Tuesday, January 17, 2017

Share of Russians Willing to Protest. Never Large, has Fallen Since 2014, Levada Expert Says



Paul Goble

            Staunton, January 17 – The share of Russians willing to protest or take part in any political activity at all, never large in the best of times, has fallen significantly since Vladimir Putin began tightening the screws in 2014.  Instead, ever more Russians are showing their willingness and ability to adapt to the new situation.

            In an interview taken by Roza Tsvetkova of “Nezavisimaya gazeta,” Natalya Zorkaya, head of social-political research at the Levada Center, says that not only do fewer Russians now take part in anything remotely political but they are increasingly hostile to those who do, viewing them as “marginal figures” or worse (ng.ru/ng_politics/2017-01-17/9_6904_zorkaya.html).

            That constitutes a major change since 2011-2012 when not all that many Russians took part in protests against election fraud but when “about 40 percent of Russians” supported at least “in a declarative form” to sociologists that they supported those who did. Now, that figure is much, much smaller as a result of repressive laws and government propaganda.

            What is striking, Zorkaya says, is that repressive legislation is supported by a majority of the population, some 55 to 56 percent. While that is not overwhelming, it is one that promotes passivity not only among those who support these government actions but also among those who might be more inclined to challenge them if they felt they would be supported.

            This attitude does not mean that Russians think that “the authorities know better” than the citizens. Rather it represents “a flight from responsibility, a refusal to act and of solidarity with those who could and want to represent public interests and the interests of particular groups. It is,” she says, “a form of self-preservation, of the defense of one’s own little world.”

            According to Zorkaya, “rabid supporters of repressive measures … are a small minority. The main part of the population simply has subordinated and adapted itself to institutional force in order to survive.” Most see now hope for the future or for making a difference in political life and so they simply pull back into their circle of family and friends.

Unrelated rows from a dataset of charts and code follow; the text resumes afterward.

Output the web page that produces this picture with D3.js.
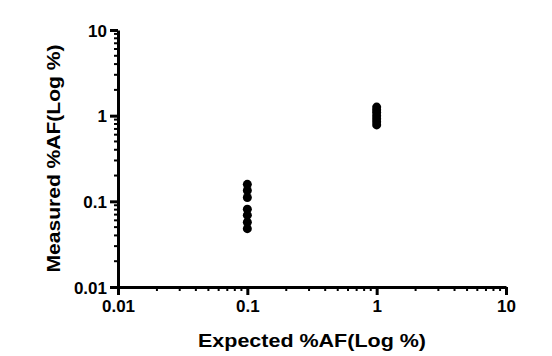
<!DOCTYPE html>
<html><head><meta charset="utf-8">
<script src="https://cdn.jsdelivr.net/npm/d3@7"></script>
<style>body{margin:0;background:#fff}svg{display:block}text{font-family:"Liberation Sans",Arial,sans-serif;font-weight:bold;fill:#000}</style>
</head><body>
<script>
const expected = [0.1, 1];
const measuredAt01 = [0.158, 0.134, 0.111, 0.081, 0.069, 0.057, 0.048];
const measuredAt1 = [1.26, 1.17, 1.09, 1.0, 0.92, 0.85, 0.78];
const tickValues = [0.01, 0.1, 1, 10];
const tickLabels = ["0.01", "0.1", "1", "10"];
const xTitle = "Expected %AF(Log %)";
const yTitle = "Measured %AF(Log %)";

const W = 552, H = 356;
const m = {left: 118, right: 46, top: 30, bottom: 69};
const svg = d3.select("body").append("svg").attr("width", W).attr("height", H);
const x = d3.scaleLog().domain([0.01, 10]).range([m.left, W - m.right]);
const y = d3.scaleLog().domain([0.01, 10]).range([H - m.bottom, m.top]);

const minor = [];
for (let d = 0.01; d < 10; d *= 10) for (let k = 2; k <= 9; k++) minor.push(+(d * k).toPrecision(3));

// minor ticks
const gx = svg.append("g");
gx.selectAll("line.mx").data(minor).join("line")
  .attr("x1", d => x(d)).attr("x2", d => x(d))
  .attr("y1", y(0.01)).attr("y2", y(0.01) + 4)
  .attr("stroke", "#000").attr("stroke-width", 2);
gx.selectAll("line.my").data(minor).join("line")
  .attr("y1", d => y(d)).attr("y2", d => y(d))
  .attr("x1", x(0.01)).attr("x2", x(0.01) - 4)
  .attr("stroke", "#000").attr("stroke-width", 2);

// major axes
const xAxis = d3.axisBottom(x).tickValues(tickValues).tickFormat((d, i) => tickLabels[i]).tickSize(8).tickPadding(5).tickSizeOuter(0);
const yAxis = d3.axisLeft(y).tickValues(tickValues).tickFormat((d, i) => tickLabels[i]).tickSize(8).tickPadding(3).tickSizeOuter(0);
const ax = svg.append("g").attr("transform", `translate(0,${y(0.01)})`).call(xAxis);
const ay = svg.append("g").attr("transform", `translate(${x(0.01)},0)`).call(yAxis);
[ax, ay].forEach(g => {
  g.attr("font-size", 17).attr("font-family", "Liberation Sans, Arial, sans-serif");
  g.select(".domain").attr("stroke", "#000").attr("stroke-width", 3);
  g.selectAll(".tick line").attr("stroke", "#000").attr("stroke-width", 3);
  g.selectAll(".tick text").attr("font-size", 17).attr("font-weight", "bold").attr("fill", "#000");
});
ay.selectAll(".tick text").attr("dy", "0.36em");

// points
const pts = [];
measuredAt01.forEach(v => pts.push([expected[0], v]));
measuredAt1.forEach(v => pts.push([expected[1], v]));
svg.append("g").selectAll("circle").data(pts).join("circle")
  .attr("cx", d => x(d[0])).attr("cy", d => y(d[1])).attr("r", 4.5).attr("fill", "#000");

// titles
svg.append("text").attr("x", (m.left + W - m.right) / 2).attr("y", 347)
  .attr("text-anchor", "middle").attr("font-size", 19)
  .attr("textLength", 228).attr("lengthAdjust", "spacingAndGlyphs").text(xTitle);
svg.append("text").attr("transform", `translate(60,${(m.top + H - m.bottom) / 2}) rotate(-90)`)
  .attr("text-anchor", "middle").attr("font-size", 19)
  .attr("textLength", 228).attr("lengthAdjust", "spacingAndGlyphs").text(yTitle);
</script>
</body></html>
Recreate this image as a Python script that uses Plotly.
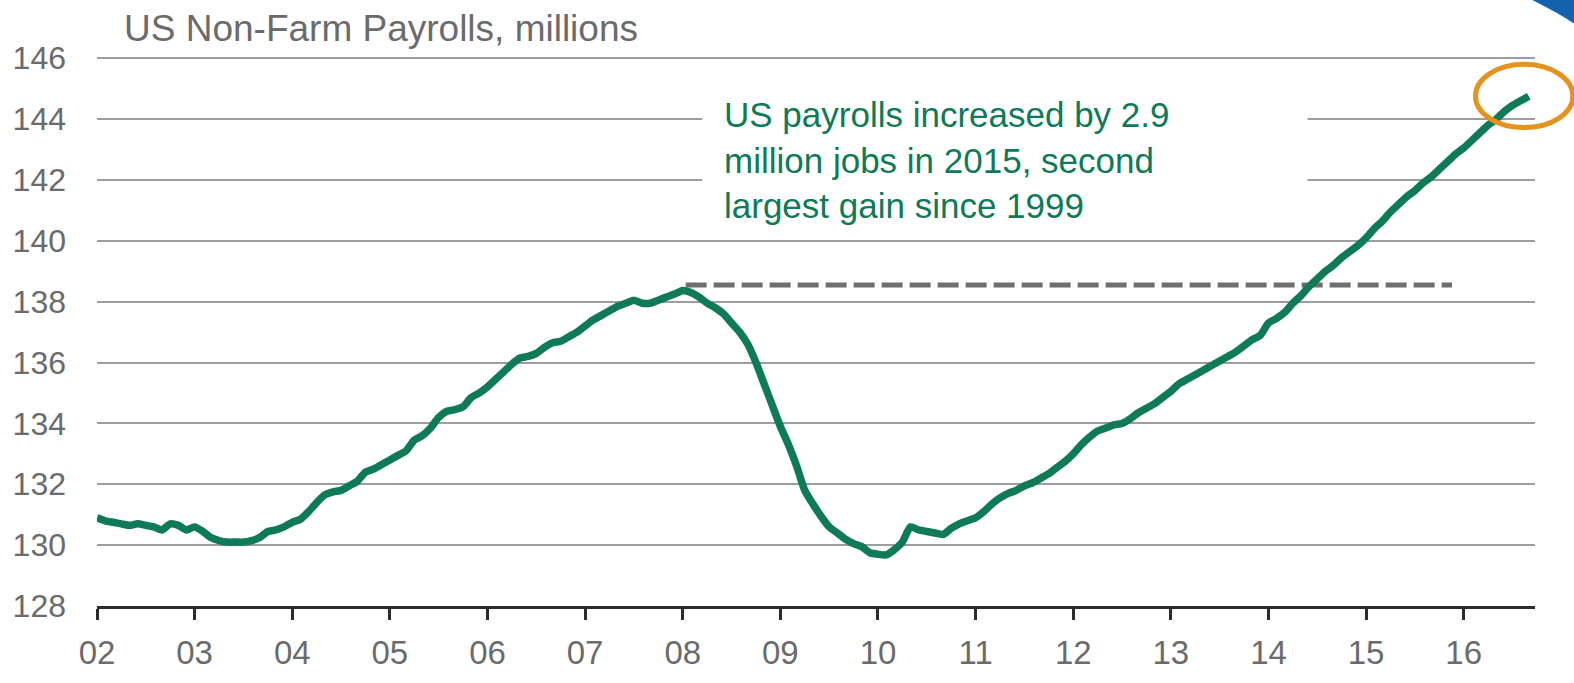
import plotly.graph_objects as go

# Monthly US non-farm payrolls (millions), Jan 2002 - Sep 2016
payrolls_by_year = {
    2002: [130.9, 130.8, 130.75, 130.7, 130.65, 130.7, 130.65, 130.6, 130.5, 130.7, 130.65, 130.5],
    2003: [130.6, 130.45, 130.25, 130.15, 130.1, 130.1, 130.1, 130.15, 130.25, 130.45, 130.5, 130.6],
    2004: [130.75, 130.85, 131.1, 131.4, 131.65, 131.75, 131.8, 131.95, 132.1, 132.4, 132.5, 132.65],
    2005: [132.8, 132.95, 133.1, 133.45, 133.6, 133.85, 134.2, 134.4, 134.45, 134.55, 134.85, 135.0],
    2006: [135.2, 135.45, 135.7, 135.95, 136.15, 136.2, 136.3, 136.5, 136.65, 136.7, 136.85, 137.0],
    2007: [137.2, 137.4, 137.55, 137.7, 137.85, 137.95, 138.05, 137.95, 137.95, 138.05, 138.15, 138.25],
    2008: [138.37, 138.3, 138.15, 137.95, 137.8, 137.6, 137.3, 137.0, 136.6, 136.0, 135.3, 134.6],
    2009: [133.9, 133.3, 132.6, 131.8, 131.35, 130.95, 130.6, 130.4, 130.2, 130.05, 129.95, 129.75],
    2010: [129.7, 129.68, 129.85, 130.1, 130.6, 130.5, 130.45, 130.4, 130.35, 130.55, 130.7, 130.8],
    2011: [130.9, 131.1, 131.35, 131.55, 131.7, 131.8, 131.95, 132.05, 132.2, 132.35, 132.55, 132.75],
    2012: [133.0, 133.3, 133.55, 133.75, 133.85, 133.95, 134.0, 134.15, 134.35, 134.5, 134.65, 134.85],
    2013: [135.05, 135.3, 135.45, 135.6, 135.75, 135.9, 136.05, 136.2, 136.35, 136.55, 136.75, 136.9],
    2014: [137.3, 137.45, 137.65, 137.95, 138.2, 138.5, 138.75, 139.0, 139.2, 139.45, 139.65, 139.85],
    2015: [140.1, 140.4, 140.65, 140.95, 141.2, 141.45, 141.65, 141.9, 142.1, 142.35, 142.6, 142.85],
    2016: [143.05, 143.3, 143.55, 143.8, 144.0, 144.25, 144.45, 144.6, 144.75],
}

# Pre-recession peak level (dashed reference) and its span
peak_level = 138.55
peak_span = [2008.03, 2015.88]

year_ticks = list(range(2002, 2017))
year_labels = [f"{y % 100:02d}" for y in year_ticks]
y_ticks = list(range(128, 147, 2))

title_text = "US Non-Farm Payrolls, millions"
note_text = ("US payrolls increased by 2.9<br>"
             "million jobs in 2015, second<br>"
             "largest gain since 1999")

# Build a fractional-year time axis from the monthly values
t, v = [], []
for year, vals in payrolls_by_year.items():
    for m, val in enumerate(vals):
        t.append(year + m / 12)
        v.append(val)

GREEN = "#0f7a58"
GREY_TXT = "#6b6b6b"
FONT = "Liberation Sans, Arial, sans-serif"

fig = go.Figure()

fig.add_trace(go.Scatter(
    x=peak_span, y=[peak_level, peak_level], mode="lines",
    line=dict(color="#6f6f6f", width=5, dash="21px,7px"),
    hoverinfo="skip", showlegend=False,
))

fig.add_trace(go.Scatter(
    x=t, y=v, mode="lines",
    line=dict(color=GREEN, width=7.5, shape="spline", smoothing=0.6),
    showlegend=False,
))

# White panel behind the note, hiding the gridlines there
fig.add_shape(type="rect", xref="x", yref="y", layer="between",
              x0=2008.2, x1=2014.4, y0=140.95, y1=144.7,
              fillcolor="white", line=dict(width=0))

fig.add_annotation(
    x=2008.4, y=144.85, xref="x", yref="y", xanchor="left", yanchor="top",
    text=note_text, showarrow=False, align="left",
    font=dict(family=FONT, size=35, color=GREEN),
)

fig.add_annotation(
    x=0.0174, y=1.0, xref="paper", yref="paper", xanchor="left", yanchor="bottom",
    yshift=6, text=title_text, showarrow=False,
    font=dict(family=FONT, size=37, color=GREY_TXT),
)

# Orange highlight ring round the latest reading
fig.add_shape(type="circle", xref="paper", yref="paper",
              x0=0.9586, x1=1.0264, y0=0.8715, y1=0.9867,
              line=dict(color="#e5921f", width=5))

# Blue corner accent
fig.add_shape(type="path", xref="paper", yref="paper",
              path="M 0.9965,1.106 L 1.03,1.106 L 1.03,1.056 Q 1.02,1.075 0.9965,1.106 Z",
              fillcolor="#1462ae", line=dict(width=0))

fig.update_layout(
    width=1574, height=683,
    margin=dict(l=97, r=39, t=57, b=62),
    paper_bgcolor="white", plot_bgcolor="white",
    showlegend=False,
)

fig.update_xaxes(
    range=[2002, 2016.73], tickvals=year_ticks, ticktext=year_labels,
    showgrid=False, zeroline=False,
    showline=True, linecolor="#2b2b2b", linewidth=2.5,
    ticks="outside", ticklen=11, tickwidth=2.5, tickcolor="#2b2b2b",
    ticklabelstandoff=5,
    tickfont=dict(family=FONT, size=33, color=GREY_TXT),
)

fig.update_yaxes(
    range=[128, 146.04], tickvals=y_ticks,
    showgrid=True, gridcolor="#9d9d9d", gridwidth=2,
    zeroline=False, showline=False, ticks="",
    ticklabelstandoff=30,
    tickfont=dict(family=FONT, size=32, color=GREY_TXT),
)

fig.write_html("out.html")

            At the end of 2015, she notes, there was a sharp uptick in panic about the crisis and what would happen next, “but now we see how passions have somewhat subsided.” But neither the one nor the other has led to demonstrations and protests because there is as yet little sense of a corporate identity among Russians as a society apart from the state.

            For that to happen, there needs to be more than simply a growth in the standard of living; there have to be “essential changes” in the nature of the world in which Russians live their lives, Zorkaya says.  That happened among a small group of the more entrepreneurial of the urban population, but it has yet to occur more broadly. Indeed, things are now moving backward.

            “At the very start of the transformation” in Russia, the idea of the inevitability of transit, of economic reforms and the rooting of new democratic values and the construction of civil society was very strong … but a large portion of people who had grown up in Soviet times however much they valued this Western life did not understand” how hard it would be to reach it, a lack of appreciation that affected the elites as much as the masses.

            Not surprisingly when the process turned out to be hard and to require more from Russians than they had expected, they became disappointed in the political process and turned away from it to their own narrow circle, the sociologist argues.

            “The share of people who took an active part in social and political life has remained almost unchanged since the beginning of the 1990s and forms three to four percent of the entire population, while at the same time, such activity in developed European countries is an order higher.” Over the last three years, this Russian figure has fallen.

             Russia suffers from “a horrific deficit of elites for whom the development and modernization of the country in the broad sense of this term is valued and important … the current elite is focused only on holding power and building  up resources” and doing so by tightening control.

            That approach “works now,” Zorkaya says, “because the overwhelming majority of people have subordinated themselves to the situation and want only that things won’t get worse and that they won’t be touched by anything.” As a result, the people lack any “positive basis for self-expression and self-assessment” and remain an “amorphous” mass.

            Appended to her interview are some Levada Center statistics that support her conclusion. Among the many interesting ones, these stand out:

·         The share of Russians who feel responsible for what happens in the country and believe they can influence the direction it takes is less than a quarter of the population.

·         The percentage who have taken part in any political action in the last year has fallen from four percent to three percent since 2014.

·         The share who have discussed politics with family and friends has fallen from 21 percent in 2012 to 15 percent last year, and the share of those saying they have done nothing at all political has risen from 34 percent in 1996 to 49 percent in 2016.